For the longest time I played on my PS2 and Wii. Then I heard about minecraft and bought it. Within 5 minutes I realized it ran like crap on my laptop. That's when I started looking at computers that could run it. I then got into the hardware side of computers and learning about it. Now I have a custom built computer for gaming. The funny thing is that I don't play Minecraft much anymore. 

porn

I would say my liking of computers comes from a very strange fascination with the boot process. I still do this today sometimes, but back when my family got one of those horizontal Packard Bell systems, I would sometimes sit there with my finger hovering over the power button before pressing it, knowing all the whirrs, beeps, and clicks that would happen after that. Then, I would press it and everything would come to life, techno gibberish like HIMEM, EMM386 flashing across the screen and eventually getting into the Windows 3.11 for Workgroups desktop with that ta-da sound. Even though I patiently watched that boot sequence hundreds of times, I don't think I was able to appreciate the tech involved back then. My kid mind just sort of assumed it was a kind of magic. 

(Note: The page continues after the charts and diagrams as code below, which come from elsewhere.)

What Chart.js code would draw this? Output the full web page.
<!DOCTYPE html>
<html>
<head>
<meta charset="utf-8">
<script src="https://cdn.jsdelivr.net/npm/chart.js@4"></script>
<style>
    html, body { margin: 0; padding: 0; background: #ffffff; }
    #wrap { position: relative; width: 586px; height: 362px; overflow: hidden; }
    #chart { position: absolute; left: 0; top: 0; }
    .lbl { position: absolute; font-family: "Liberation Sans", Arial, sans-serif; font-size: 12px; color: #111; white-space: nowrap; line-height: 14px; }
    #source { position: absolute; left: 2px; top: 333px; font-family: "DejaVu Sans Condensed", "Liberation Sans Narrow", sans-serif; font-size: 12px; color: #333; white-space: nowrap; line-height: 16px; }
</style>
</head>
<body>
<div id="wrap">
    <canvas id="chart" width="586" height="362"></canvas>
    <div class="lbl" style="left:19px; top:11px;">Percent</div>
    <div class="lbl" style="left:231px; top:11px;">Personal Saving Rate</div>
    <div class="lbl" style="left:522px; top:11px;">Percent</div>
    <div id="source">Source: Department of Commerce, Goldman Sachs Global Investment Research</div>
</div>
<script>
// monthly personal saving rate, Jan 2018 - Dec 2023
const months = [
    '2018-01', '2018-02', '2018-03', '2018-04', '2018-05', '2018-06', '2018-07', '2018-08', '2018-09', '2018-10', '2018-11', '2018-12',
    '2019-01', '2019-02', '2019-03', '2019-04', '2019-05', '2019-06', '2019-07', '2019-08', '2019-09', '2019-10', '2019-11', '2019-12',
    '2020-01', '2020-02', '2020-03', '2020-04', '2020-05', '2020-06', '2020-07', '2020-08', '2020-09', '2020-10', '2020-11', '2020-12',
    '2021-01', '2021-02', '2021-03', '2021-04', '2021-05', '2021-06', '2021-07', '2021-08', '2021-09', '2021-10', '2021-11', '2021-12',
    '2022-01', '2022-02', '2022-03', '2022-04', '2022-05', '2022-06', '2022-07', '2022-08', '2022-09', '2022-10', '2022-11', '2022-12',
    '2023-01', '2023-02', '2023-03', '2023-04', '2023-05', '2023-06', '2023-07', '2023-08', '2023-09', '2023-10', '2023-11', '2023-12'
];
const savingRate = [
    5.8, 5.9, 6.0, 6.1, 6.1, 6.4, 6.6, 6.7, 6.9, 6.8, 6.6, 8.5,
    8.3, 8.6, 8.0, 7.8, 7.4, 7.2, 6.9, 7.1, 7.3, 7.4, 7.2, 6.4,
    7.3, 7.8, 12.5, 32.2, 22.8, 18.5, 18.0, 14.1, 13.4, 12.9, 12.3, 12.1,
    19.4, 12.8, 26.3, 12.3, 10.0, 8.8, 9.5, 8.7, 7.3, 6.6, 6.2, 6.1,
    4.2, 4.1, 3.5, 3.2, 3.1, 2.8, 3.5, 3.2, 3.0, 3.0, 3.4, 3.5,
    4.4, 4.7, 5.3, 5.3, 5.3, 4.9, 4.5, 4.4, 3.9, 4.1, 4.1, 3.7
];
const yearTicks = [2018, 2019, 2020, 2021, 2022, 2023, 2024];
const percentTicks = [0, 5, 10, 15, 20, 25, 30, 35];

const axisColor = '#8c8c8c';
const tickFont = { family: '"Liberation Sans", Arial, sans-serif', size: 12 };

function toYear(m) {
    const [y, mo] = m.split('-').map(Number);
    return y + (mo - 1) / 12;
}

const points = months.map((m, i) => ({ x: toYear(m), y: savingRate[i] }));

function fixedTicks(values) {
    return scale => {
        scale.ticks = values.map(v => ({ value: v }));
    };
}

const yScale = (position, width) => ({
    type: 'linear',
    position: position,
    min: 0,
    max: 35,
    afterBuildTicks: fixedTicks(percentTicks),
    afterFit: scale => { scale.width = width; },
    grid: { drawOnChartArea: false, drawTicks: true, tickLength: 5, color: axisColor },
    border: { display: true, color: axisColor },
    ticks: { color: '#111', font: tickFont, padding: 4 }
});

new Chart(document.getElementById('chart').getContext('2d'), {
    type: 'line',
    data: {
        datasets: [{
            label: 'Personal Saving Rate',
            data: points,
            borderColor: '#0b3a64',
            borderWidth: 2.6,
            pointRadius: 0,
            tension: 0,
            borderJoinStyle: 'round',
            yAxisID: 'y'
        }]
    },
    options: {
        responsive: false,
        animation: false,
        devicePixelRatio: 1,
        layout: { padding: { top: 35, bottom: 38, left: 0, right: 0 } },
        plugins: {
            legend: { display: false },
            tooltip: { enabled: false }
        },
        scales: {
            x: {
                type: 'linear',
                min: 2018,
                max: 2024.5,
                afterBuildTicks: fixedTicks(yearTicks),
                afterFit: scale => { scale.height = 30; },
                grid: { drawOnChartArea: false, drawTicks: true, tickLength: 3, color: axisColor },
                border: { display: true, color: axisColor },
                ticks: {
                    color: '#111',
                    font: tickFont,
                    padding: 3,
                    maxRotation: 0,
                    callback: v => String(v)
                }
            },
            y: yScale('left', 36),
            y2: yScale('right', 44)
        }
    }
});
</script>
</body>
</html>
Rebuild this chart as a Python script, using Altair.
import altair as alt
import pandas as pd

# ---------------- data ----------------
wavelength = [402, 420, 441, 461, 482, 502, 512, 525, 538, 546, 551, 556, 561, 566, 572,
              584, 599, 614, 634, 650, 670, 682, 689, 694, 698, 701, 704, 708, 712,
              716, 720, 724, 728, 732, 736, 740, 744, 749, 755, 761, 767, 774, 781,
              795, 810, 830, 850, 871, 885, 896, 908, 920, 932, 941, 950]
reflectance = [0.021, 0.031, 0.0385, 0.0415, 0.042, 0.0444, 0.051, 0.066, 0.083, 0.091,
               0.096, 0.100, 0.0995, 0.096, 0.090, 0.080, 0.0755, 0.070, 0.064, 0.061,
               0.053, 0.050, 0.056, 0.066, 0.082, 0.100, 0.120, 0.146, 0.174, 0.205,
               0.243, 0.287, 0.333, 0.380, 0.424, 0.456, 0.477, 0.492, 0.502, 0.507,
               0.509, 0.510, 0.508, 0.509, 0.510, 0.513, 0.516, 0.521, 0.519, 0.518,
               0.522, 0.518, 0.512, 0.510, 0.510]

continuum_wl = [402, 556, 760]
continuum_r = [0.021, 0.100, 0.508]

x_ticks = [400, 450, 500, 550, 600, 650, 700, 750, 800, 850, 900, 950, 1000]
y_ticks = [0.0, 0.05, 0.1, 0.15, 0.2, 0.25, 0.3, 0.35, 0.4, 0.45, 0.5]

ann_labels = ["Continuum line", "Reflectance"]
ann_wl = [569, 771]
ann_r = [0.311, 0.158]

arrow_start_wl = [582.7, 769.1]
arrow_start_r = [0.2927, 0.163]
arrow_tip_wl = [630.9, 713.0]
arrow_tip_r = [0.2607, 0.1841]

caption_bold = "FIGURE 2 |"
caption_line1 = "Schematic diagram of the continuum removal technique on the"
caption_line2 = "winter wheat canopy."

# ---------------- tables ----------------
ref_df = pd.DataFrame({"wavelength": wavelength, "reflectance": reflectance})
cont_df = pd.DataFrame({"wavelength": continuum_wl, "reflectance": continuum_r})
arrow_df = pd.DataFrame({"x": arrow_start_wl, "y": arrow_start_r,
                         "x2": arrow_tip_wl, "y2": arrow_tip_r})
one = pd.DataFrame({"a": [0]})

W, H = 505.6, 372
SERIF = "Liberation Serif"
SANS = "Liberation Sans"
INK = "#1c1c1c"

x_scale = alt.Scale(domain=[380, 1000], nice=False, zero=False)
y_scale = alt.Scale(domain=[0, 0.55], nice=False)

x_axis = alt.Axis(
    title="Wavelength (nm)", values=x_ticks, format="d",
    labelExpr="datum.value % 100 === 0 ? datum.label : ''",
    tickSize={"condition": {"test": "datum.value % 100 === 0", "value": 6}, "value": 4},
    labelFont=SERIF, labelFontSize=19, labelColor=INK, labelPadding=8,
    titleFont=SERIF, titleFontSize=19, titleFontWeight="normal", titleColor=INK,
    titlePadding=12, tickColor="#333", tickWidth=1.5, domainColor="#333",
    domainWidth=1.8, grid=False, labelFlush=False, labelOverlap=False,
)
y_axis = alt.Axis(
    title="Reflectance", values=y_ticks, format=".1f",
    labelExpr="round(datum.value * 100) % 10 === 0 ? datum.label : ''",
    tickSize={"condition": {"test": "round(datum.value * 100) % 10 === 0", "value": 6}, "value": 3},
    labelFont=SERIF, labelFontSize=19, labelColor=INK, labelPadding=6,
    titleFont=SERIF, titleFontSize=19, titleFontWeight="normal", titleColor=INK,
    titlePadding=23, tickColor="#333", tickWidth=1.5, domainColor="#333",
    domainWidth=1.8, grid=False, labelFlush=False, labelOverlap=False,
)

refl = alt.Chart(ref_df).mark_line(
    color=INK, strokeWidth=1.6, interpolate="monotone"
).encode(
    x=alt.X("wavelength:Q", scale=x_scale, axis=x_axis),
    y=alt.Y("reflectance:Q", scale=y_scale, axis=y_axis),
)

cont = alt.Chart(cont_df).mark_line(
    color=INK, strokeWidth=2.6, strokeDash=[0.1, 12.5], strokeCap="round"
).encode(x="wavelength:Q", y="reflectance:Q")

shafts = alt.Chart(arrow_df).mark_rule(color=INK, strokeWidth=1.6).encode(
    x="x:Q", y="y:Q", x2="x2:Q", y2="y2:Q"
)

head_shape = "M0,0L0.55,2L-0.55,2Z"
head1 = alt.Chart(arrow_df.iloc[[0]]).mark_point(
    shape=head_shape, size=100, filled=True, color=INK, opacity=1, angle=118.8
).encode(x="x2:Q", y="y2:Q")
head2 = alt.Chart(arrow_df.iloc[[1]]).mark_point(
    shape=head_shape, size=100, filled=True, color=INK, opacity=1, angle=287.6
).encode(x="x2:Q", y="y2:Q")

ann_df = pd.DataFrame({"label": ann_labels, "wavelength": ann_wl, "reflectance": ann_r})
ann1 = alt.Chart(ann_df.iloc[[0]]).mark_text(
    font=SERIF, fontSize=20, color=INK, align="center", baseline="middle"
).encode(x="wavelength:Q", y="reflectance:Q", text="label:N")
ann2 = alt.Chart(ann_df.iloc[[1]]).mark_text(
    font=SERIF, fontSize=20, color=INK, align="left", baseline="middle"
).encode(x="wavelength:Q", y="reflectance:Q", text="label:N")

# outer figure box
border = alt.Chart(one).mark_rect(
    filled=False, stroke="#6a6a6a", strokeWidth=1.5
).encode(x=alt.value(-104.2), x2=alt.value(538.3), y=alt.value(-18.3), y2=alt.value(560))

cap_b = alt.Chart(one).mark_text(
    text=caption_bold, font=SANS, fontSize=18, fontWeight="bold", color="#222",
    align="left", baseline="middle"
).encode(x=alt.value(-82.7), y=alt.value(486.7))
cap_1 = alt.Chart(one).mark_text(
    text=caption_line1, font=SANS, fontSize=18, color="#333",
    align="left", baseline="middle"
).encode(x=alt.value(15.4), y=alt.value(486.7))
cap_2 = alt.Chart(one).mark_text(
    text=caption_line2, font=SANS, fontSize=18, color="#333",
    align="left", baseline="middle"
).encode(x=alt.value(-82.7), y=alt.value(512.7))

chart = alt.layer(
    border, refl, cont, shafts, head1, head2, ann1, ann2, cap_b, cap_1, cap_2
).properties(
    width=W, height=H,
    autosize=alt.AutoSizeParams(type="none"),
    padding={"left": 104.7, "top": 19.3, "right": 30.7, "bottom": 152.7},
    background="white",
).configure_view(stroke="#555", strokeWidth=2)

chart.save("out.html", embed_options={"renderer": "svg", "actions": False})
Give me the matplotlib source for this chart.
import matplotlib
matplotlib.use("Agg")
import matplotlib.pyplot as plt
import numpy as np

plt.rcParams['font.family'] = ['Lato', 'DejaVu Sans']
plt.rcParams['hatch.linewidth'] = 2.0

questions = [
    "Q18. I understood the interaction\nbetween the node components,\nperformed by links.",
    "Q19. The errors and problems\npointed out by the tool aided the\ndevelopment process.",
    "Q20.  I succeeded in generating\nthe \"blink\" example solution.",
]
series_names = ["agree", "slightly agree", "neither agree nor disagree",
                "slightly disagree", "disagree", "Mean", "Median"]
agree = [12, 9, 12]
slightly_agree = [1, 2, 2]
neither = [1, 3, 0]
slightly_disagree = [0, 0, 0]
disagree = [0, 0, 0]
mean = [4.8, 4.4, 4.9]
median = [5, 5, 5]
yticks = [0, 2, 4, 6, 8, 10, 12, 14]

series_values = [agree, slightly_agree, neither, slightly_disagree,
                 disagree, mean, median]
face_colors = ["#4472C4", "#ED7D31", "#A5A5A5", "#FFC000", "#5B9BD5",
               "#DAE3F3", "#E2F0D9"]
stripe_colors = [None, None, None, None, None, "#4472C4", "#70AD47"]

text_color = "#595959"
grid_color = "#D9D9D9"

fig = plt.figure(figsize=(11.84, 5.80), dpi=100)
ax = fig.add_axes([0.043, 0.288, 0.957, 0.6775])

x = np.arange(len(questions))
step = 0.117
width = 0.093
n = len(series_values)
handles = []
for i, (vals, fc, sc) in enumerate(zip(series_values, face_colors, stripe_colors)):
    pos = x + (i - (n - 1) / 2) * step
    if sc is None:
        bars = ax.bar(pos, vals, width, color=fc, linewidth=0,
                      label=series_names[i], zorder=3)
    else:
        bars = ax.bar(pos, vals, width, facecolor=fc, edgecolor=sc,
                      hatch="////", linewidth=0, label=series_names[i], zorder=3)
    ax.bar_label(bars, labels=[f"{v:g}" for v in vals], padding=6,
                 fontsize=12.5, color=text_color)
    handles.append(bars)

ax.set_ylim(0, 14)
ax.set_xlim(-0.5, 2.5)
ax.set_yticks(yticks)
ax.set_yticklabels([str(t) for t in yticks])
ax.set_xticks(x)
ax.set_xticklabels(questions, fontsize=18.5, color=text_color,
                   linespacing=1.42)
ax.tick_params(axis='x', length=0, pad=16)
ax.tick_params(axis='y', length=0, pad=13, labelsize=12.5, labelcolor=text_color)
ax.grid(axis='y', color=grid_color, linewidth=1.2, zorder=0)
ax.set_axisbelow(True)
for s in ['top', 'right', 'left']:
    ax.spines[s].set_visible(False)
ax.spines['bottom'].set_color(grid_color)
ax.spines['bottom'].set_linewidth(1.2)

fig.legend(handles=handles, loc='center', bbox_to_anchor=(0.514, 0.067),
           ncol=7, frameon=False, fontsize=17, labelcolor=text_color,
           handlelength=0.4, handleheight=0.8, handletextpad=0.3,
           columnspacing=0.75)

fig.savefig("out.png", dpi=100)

I still very much enjoy watching something boot, the computers I've built especially. I wish Microsoft and other companies didn't hide all that text heavy boot stuff behind a loading bar. Maybe it would go too fast for any sort of human recognition, but still, I wish I could see the entire process that gets you into the desktop again. 

My Grandad got me into PC's. I went round his house during 2002 and said i prefered his PC to my Xbox. He hooked me up with some old parts, which he gave me, and he taught me how to build it.

I broke the new(roughly 1 month old) pc we got when I was a kid. I didn't want to get in trouble so I had to fix it. It was fun so I kept doing it every day.